## Requirements:
Will you transcribe the entries that follow, exactly and in full?

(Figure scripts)
######
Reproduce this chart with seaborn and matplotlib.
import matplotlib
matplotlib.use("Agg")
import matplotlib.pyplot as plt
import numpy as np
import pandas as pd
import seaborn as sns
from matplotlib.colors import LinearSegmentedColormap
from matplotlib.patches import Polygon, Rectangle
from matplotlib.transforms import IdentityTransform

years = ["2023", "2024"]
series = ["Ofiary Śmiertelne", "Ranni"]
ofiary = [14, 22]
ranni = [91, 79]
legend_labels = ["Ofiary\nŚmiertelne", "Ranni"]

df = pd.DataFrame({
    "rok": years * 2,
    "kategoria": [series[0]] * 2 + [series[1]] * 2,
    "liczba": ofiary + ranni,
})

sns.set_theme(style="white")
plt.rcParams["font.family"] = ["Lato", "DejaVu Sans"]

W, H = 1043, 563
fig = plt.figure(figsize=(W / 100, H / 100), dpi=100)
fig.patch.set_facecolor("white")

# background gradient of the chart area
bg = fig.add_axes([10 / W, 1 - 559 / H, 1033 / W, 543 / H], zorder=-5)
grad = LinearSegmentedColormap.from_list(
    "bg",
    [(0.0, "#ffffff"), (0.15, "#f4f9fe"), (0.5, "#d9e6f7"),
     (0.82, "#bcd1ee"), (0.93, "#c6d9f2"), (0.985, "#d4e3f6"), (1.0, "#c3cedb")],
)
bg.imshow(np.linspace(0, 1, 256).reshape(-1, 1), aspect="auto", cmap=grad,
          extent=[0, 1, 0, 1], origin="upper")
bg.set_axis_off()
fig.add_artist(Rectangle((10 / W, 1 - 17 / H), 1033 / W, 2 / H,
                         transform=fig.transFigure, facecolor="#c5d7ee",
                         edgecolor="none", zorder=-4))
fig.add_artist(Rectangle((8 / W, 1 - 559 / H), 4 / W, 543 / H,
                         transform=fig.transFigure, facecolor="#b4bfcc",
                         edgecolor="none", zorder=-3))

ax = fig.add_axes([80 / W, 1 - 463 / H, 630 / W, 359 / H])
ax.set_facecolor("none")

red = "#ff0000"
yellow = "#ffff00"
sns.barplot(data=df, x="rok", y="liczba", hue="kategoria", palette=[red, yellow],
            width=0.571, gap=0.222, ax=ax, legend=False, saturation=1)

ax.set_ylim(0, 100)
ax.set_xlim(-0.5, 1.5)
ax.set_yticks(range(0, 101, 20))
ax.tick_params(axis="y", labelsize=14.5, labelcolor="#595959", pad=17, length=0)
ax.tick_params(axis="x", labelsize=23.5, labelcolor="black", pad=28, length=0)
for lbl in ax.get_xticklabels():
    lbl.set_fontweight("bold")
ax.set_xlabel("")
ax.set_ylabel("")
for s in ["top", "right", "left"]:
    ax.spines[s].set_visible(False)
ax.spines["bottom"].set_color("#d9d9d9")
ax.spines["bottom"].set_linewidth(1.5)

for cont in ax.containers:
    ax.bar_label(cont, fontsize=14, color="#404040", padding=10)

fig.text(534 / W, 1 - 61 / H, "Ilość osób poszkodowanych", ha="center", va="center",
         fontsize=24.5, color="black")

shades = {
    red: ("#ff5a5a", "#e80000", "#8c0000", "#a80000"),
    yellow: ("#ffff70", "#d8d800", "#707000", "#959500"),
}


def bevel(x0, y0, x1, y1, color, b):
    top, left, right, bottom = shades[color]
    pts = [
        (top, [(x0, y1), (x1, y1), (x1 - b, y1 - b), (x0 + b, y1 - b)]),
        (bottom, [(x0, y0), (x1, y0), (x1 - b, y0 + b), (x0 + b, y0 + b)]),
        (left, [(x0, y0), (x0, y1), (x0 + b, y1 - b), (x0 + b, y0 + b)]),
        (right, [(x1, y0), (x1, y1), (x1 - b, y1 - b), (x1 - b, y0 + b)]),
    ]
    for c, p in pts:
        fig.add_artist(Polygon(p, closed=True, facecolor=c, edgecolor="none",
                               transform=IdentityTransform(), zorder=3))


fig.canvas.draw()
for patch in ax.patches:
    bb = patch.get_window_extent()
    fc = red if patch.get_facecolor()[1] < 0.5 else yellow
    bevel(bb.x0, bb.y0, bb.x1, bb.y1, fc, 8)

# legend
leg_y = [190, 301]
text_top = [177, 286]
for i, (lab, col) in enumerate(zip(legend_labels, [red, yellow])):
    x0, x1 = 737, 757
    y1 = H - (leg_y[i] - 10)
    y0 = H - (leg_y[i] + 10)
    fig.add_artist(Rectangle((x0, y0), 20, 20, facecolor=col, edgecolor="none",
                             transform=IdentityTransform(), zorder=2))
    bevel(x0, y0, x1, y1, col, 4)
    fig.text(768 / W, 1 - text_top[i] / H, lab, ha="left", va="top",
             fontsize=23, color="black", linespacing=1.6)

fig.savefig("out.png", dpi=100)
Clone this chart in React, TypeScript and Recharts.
######
## Task output:
Reproduce this chart with seaborn and matplotlib.
import matplotlib
matplotlib.use("Agg")
import matplotlib.pyplot as plt
import numpy as np
import pandas as pd
import seaborn as sns
from matplotlib.colors import LinearSegmentedColormap
from matplotlib.patches import Polygon, Rectangle
from matplotlib.transforms import IdentityTransform

years = ["2023", "2024"]
series = ["Ofiary Śmiertelne", "Ranni"]
ofiary = [14, 22]
ranni = [91, 79]
legend_labels = ["Ofiary\nŚmiertelne", "Ranni"]

df = pd.DataFrame({
    "rok": years * 2,
    "kategoria": [series[0]] * 2 + [series[1]] * 2,
    "liczba": ofiary + ranni,
})

sns.set_theme(style="white")
plt.rcParams["font.family"] = ["Lato", "DejaVu Sans"]

W, H = 1043, 563
fig = plt.figure(figsize=(W / 100, H / 100), dpi=100)
fig.patch.set_facecolor("white")

# background gradient of the chart area
bg = fig.add_axes([10 / W, 1 - 559 / H, 1033 / W, 543 / H], zorder=-5)
grad = LinearSegmentedColormap.from_list(
    "bg",
    [(0.0, "#ffffff"), (0.15, "#f4f9fe"), (0.5, "#d9e6f7"),
     (0.82, "#bcd1ee"), (0.93, "#c6d9f2"), (0.985, "#d4e3f6"), (1.0, "#c3cedb")],
)
bg.imshow(np.linspace(0, 1, 256).reshape(-1, 1), aspect="auto", cmap=grad,
          extent=[0, 1, 0, 1], origin="upper")
bg.set_axis_off()
fig.add_artist(Rectangle((10 / W, 1 - 17 / H), 1033 / W, 2 / H,
                         transform=fig.transFigure, facecolor="#c5d7ee",
                         edgecolor="none", zorder=-4))
fig.add_artist(Rectangle((8 / W, 1 - 559 / H), 4 / W, 543 / H,
                         transform=fig.transFigure, facecolor="#b4bfcc",
                         edgecolor="none", zorder=-3))

ax = fig.add_axes([80 / W, 1 - 463 / H, 630 / W, 359 / H])
ax.set_facecolor("none")

red = "#ff0000"
yellow = "#ffff00"
sns.barplot(data=df, x="rok", y="liczba", hue="kategoria", palette=[red, yellow],
            width=0.571, gap=0.222, ax=ax, legend=False, saturation=1)

ax.set_ylim(0, 100)
ax.set_xlim(-0.5, 1.5)
ax.set_yticks(range(0, 101, 20))
ax.tick_params(axis="y", labelsize=14.5, labelcolor="#595959", pad=17, length=0)
ax.tick_params(axis="x", labelsize=23.5, labelcolor="black", pad=28, length=0)
for lbl in ax.get_xticklabels():
    lbl.set_fontweight("bold")
ax.set_xlabel("")
ax.set_ylabel("")
for s in ["top", "right", "left"]:
    ax.spines[s].set_visible(False)
ax.spines["bottom"].set_color("#d9d9d9")
ax.spines["bottom"].set_linewidth(1.5)

for cont in ax.containers:
    ax.bar_label(cont, fontsize=14, color="#404040", padding=10)

fig.text(534 / W, 1 - 61 / H, "Ilość osób poszkodowanych", ha="center", va="center",
         fontsize=24.5, color="black")

shades = {
    red: ("#ff5a5a", "#e80000", "#8c0000", "#a80000"),
    yellow: ("#ffff70", "#d8d800", "#707000", "#959500"),
}


def bevel(x0, y0, x1, y1, color, b):
    top, left, right, bottom = shades[color]
    pts = [
        (top, [(x0, y1), (x1, y1), (x1 - b, y1 - b), (x0 + b, y1 - b)]),
        (bottom, [(x0, y0), (x1, y0), (x1 - b, y0 + b), (x0 + b, y0 + b)]),
        (left, [(x0, y0), (x0, y1), (x0 + b, y1 - b), (x0 + b, y0 + b)]),
        (right, [(x1, y0), (x1, y1), (x1 - b, y1 - b), (x1 - b, y0 + b)]),
    ]
    for c, p in pts:
        fig.add_artist(Polygon(p, closed=True, facecolor=c, edgecolor="none",
                               transform=IdentityTransform(), zorder=3))


fig.canvas.draw()
for patch in ax.patches:
    bb = patch.get_window_extent()
    fc = red if patch.get_facecolor()[1] < 0.5 else yellow
    bevel(bb.x0, bb.y0, bb.x1, bb.y1, fc, 8)

# legend
leg_y = [190, 301]
text_top = [177, 286]
for i, (lab, col) in enumerate(zip(legend_labels, [red, yellow])):
    x0, x1 = 737, 757
    y1 = H - (leg_y[i] - 10)
    y0 = H - (leg_y[i] + 10)
    fig.add_artist(Rectangle((x0, y0), 20, 20, facecolor=col, edgecolor="none",
                             transform=IdentityTransform(), zorder=2))
    bevel(x0, y0, x1, y1, col, 4)
    fig.text(768 / W, 1 - text_top[i] / H, lab, ha="left", va="top",
             fontsize=23, color="black", linespacing=1.6)

fig.savefig("out.png", dpi=100)
Clone this chart in React, TypeScript and Recharts.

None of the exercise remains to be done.